LEAVENWORTH, Wash. – A photograph on the GoFundMe website set up forAasgard Pass hiker Qi He shows the 24-year old outdoorsman in mid-skydive.
The force of the wind ripples his cheeks beneath bright-red goggles. The expression on his face is so utterly joyous that even if you’d never met him you’d have no doubt that he was exactly where he wanted to be.
Qi died in early June while “glissading” on Aasgard Pass, above Colchuck Lake in the Alpine Lakes Wilderness.
Hikers “glissade” by using an ice ax to control the speed of their slide down a slope of snow and ice.
During the descent, Qi disappeared into water rushing down a hole in the snow and ice. His body was recovered July 2.
He won’t return to his birth home in China. His parents chose to bury him Saturday in Leavenworth’s Mountain View Cemetery.
“We believe the world has no boundaries, and he doesn’t really belong to any specific region,” Qi’s stepfather, Rongfu Li, said through an interpreter Thursday during a visit to the Wenatchee World. “The mountain is what he loved and that cemetery is nearby. It’s a very beautiful place.”
“The world was like a village in my son’s heart,” said his mother, Zhu Min Li, also through the interpreter.
The couple flew to Washington from their home in central China when they heard of their son’s June 5 disappearance. They’d been staying in Wenatchee, awaiting results of the search.
They’ve since learned that an Eatonville woman died in July 2011 on Aasgard Pass under strikingly similar circumstances.
They’re appealing to authorities to post a warning sign near the area to avoid future tragedies.
“We want the government to study the area and take action to warn people or alter the face of the area rocks to prevent future incidents,” Zhu Min said.
Learning of Qi’s death, a friend set up the GoFundMe site for the family.
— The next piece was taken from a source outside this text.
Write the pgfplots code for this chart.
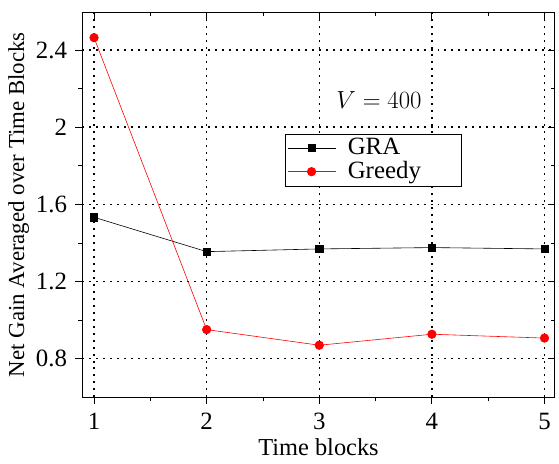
\documentclass[border=0pt]{standalone}
\usepackage{fontspec}
\setmainfont{Liberation Serif}
\usepackage{pgfplots}
\pgfplotsset{compat=1.18}

\begin{document}
\fontsize{25}{29}\selectfont
\begin{tikzpicture}
  % bottom/left: outward ticks with labels
  \begin{axis}[
      name=main,
      scale only axis,
      width=473bp, height=386bp,
      xmin=0.897, xmax=5.09,
      ymin=0.6, ymax=2.597,
      xtick={1,2,3,4,5},
      ytick={0.8,1.2,1.6,2.0,2.4},
      minor xtick={1.5,2.5,3.5,4.5},
      minor ytick={1.0,1.4,1.8,2.2},
      yticklabels={0.8,1.2,1.6,2,2.4},
      xtick pos=left, ytick pos=left,
      tick align=outside,
      major tick length=7bp,
      minor tick length=4bp,
      tick style={black, line width=0.8pt},
      axis line style={black, line width=0.9pt},
      /pgf/number format/assume math mode=true,
      ticklabel style={font=\fontsize{25}{29}\selectfont},
      xmajorgrids, ymajorgrids,
      major grid style={black, line width=1.4pt, dash pattern=on 2pt off 5pt},
      xlabel={Time blocks},
      ylabel={Net Gain Averaged over Time Blocks},
      xlabel style={yshift=8bp, font=\fontsize{24.5}{28}\selectfont},
      ylabel style={yshift=-10bp, font=\fontsize{23}{27}\selectfont},
      legend style={at={(0.429,0.684)}, anchor=north west, draw=black,
        line width=0.6pt, font=\fontsize{25}{29}\selectfont,
        inner xsep=2pt, inner ysep=2pt, row sep=-1pt,
        nodes={text width=100bp, align=left, inner xsep=12bp}},
      legend cell align=left,
      legend image code/.code={%
        \draw[mark repeat=2,mark phase=2] plot coordinates {(0bp,0bp)(24bp,0bp)(48bp,0bp)};},
    ]
    \addplot[black, line width=0.6pt, mark=square*, mark size=3.6bp,
      mark options={solid, fill=black}]
    coordinates {
      (1, 1.533)
      (2, 1.355)
      (3, 1.369)
      (4, 1.376)
      (5, 1.369)
    };
    \addlegendentry{GRA}

    \addplot[red, line width=0.6pt, mark=*, mark size=4.3bp,
      mark options={solid, fill=red}]
    coordinates {
      (1, 2.464)
      (2, 0.951)
      (3, 0.870)
      (4, 0.927)
      (5, 0.907)
    };
    \addlegendentry{Greedy}

    \node at (axis cs:3.53,2.14) {\fontsize{26}{30}\selectfont$V = 400$};
  \end{axis}

  % top/right: inward ticks, no labels
  \begin{scope}[overlay]
  \begin{axis}[
      scale only axis,
      width=473bp, height=386bp,
      xmin=0.897, xmax=5.09,
      ymin=0.6, ymax=2.597,
      xtick={1,2,3,4,5},
      ytick={0.8,1.2,1.6,2.0,2.4},
      minor xtick={1.5,2.5,3.5,4.5},
      minor ytick={1.0,1.4,1.8,2.2},
      xtick pos=right, ytick pos=right,
      tick align=inside,
      major tick length=7bp,
      minor tick length=4bp,
      tick style={black, line width=0.8pt},
      axis line style={draw=none},
      xticklabels={}, yticklabels={},
    ]
  \end{axis}
  \end{scope}
  \path ([yshift=12bp]main.north) -- (main.north);
  \path (main.north east) -- ([xshift=2bp]main.north east);
\end{tikzpicture}
\end{document}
The site raised more than $20,000 that they would like to donate toward creating a warning sign at the danger area.
The family’s interpreter was the victim’s brother-in-law, Wei Dai, who now lives in Sunnyvale, California. He said a Seattle lawyer told the family that a warning sign could likely not be posted near the danger zone, which is part of a designated wilderness area and meant to be left pristine.
The family is nevertheless hopeful that something can be done, he said.
Local U.S. Forest Service spokeswoman Holly Krake said Friday that a solution appears to be in the works.
“It looks like we are going to be able to work with the family for some type of signage – outside of the wilderness – at some of our existing trailhead locations or sign boards,” she said.
Qi was an avid outdoorsman who practiced rock climbing, scuba diving and surfing, they said. He summited Mount Rainier last summer and had aspirations to climb Mount Everest. He’d already traveled to Tibet, a jumping-off point for an Everest climb.
Qi grew up in Zhen Jiang, in central China’s Jiang Su province, but moved to the U.S. eight years ago as a high school exchange student. He went on to earn bachelor’s degrees in business and finance math from the University of Pennsylvania’s prestigious Wharton School, they said.
He lived in Philadelphia, and had begun work on a master’s degree at the university when he accepted an internship at Microsoft in Redmond. He was hiking and glissading with three other Microsoft interns at the time of his death, his parents said.
“Qi had friends all around the world,” his mother said. “News spread quickly. He was passionate and loved life. He was happy to share and brought happiness to all around him.”